Acushnet Company - The 1990s and Beyond

The 1990s and Beyond

In 1990, Acushnet reorganized its golf business, forging a single operating unit, Titleist and Foot-Joy Worldwide. A third major brand joined the fold in January 1996 with the acquisition of Cobra Golf Inc., maker of high-tech golf clubs. Cobra was a much younger entity than its sister companies. It was launched in 1973 by Thomas Crow, a former Australian Amateur Champion who also had 20 years of experience in golf club design working at Melbourne-based Precision Golf. Crow emigrated to San Diego, California, and launched his own golf club company, producing a unique club called the Baffler, the first utility wood that golfers could rely on to help them escape from especially tricky lies. The company then built on a reputation for innovation. In the mid-1980s, it embraced lightweight graphite shafts. Later, it developed the first full sets of oversized irons.

At first, Cobra Golf Inc. operated as a separate unit from Titleist and Foot-Joy Worldwide, but in August 1999 Acushnet's management decided to consolidate the golf club business. Although the brands continued to maintain separation, their operations were combined and streamlined to cut costs and gain efficiencies. A year later, the Titleist and Cobra sales forces were also consolidated, a move designed to help Cobra, which lacked a large enough stand-alone sales force to achieve the level of sales Acushnet expected from the brand. In 2000, Acushnet did away with the two division format, opting instead to do business as a single entity, Acushnet Company, featuring its three premiere brands.

In the last two decades of the 20th century, Acushnet expanded its golf business internationally. In 1983, the company formed a joint venture with Tokyo Tire and Rubber Company to distribute Titleist products in Japan. Acushnet Foot-Joy Thailand Ltd. was launched in 1990 to manufacture Foot-Joy golf gloves. Acushnet GmbH became operational in Germany in 1992. A year later, operations were established in Canada, Sweden, France, Denmark, and Austria. In 1994, Acushnet Nederland BV was launched, followed in 1995 by a joint venture in Taiwan to manufacture Foot-Joy golf shoes. The Acushnet South Africa office opened in 1996. Finally, Acushnet Singapore Pte. Ltd. launched operations in Singapore and Malaysia in 2002.

Leading Acushnet into the new century was president and CEO Walter R. Uihlein, a long-time executive with the company. An avid golfer from childhood, Uihlein went to work at a local pro shop as a teenager. He was, by his own admission, entranced by the image portrayed by the Titleist sales rep, who was always better dressed than the competition and had the air of the consummate professional. One Titleist rep, Jim Kernohan, took Uihlein under his wing and helped him land a job with Dunlop after college. As soon as a sales job opened up at Titleist, however, Uihlein was quick to lobby for the position. An enthusiastic and hard worker, he quickly made his way up through the ranks. Hired as a sales rep in 1977, he was promoted to national sales manager little more than a year later. By age 33, he made vice-president, and three years later, in 1985, became the youngest general manager in the company's history. In 1989, he became president and CEO of Titleist and added the chairmanship in 1995. In that same year, he became president and CEO of Acushnet.

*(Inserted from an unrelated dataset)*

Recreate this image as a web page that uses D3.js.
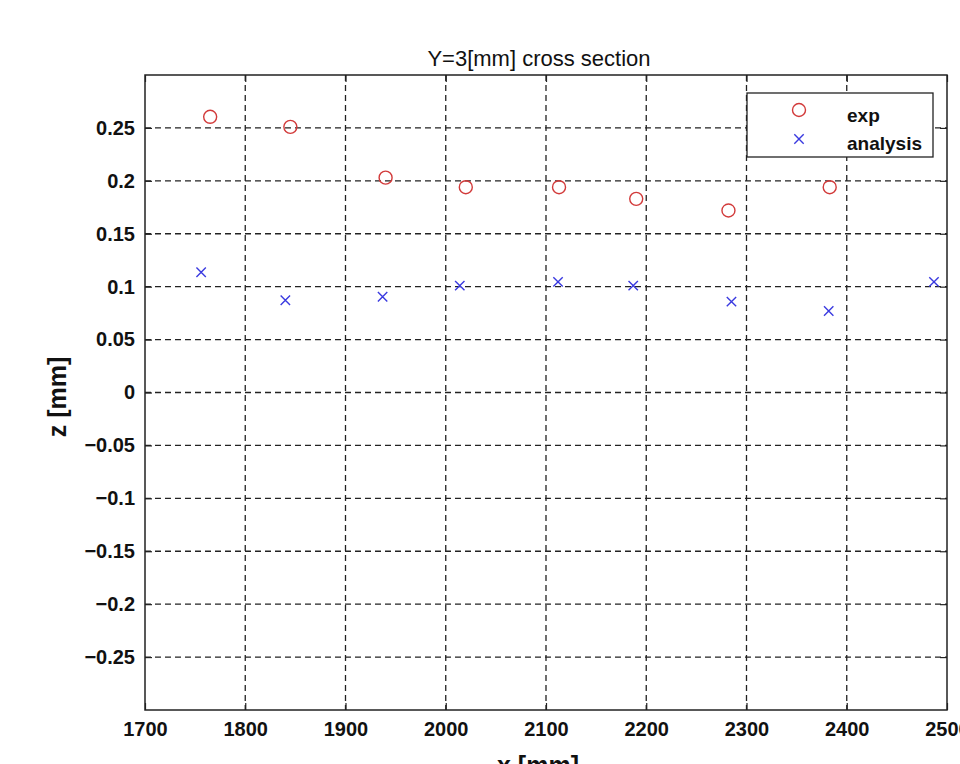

The emergence of Tiger Woods in the late 1990s increased golf's popularity and also added to the complexities Uihlein faced in leading Acushnet into the new century. In 2000, Woods dropped his endorsement of Titleist balls, opting instead for the new line of Nike golf balls. Although Acushnet lost some sales, Titleist continued to own a third of the market. In fact, Titleist faced greater challenges elsewhere, as a number of other companies began introducing a wide variety of high-tech balls. Titleist kept pace by offering its own advances. Acushnet as a whole had to contend with increased competition as well as the fallout of poor economic conditions that adversely impacted golf. The number of rounds of golf worldwide fell off, resulting in a glut of golf balls in inventory. In the summer of 2002, Acushnet cut nearly 300 jobs. In May 2003, the company announced further cutbacks, with another 200 jobs to be shed over the course of the next year, including the elimination of Ball Plant I, the original ball-making facility in Acushnet, Massachusetts, which opened in 1932. Despite making fewer golf balls, Acushnet was still able in 2002 to crack the $1 billion mark in annual revenues for the first time.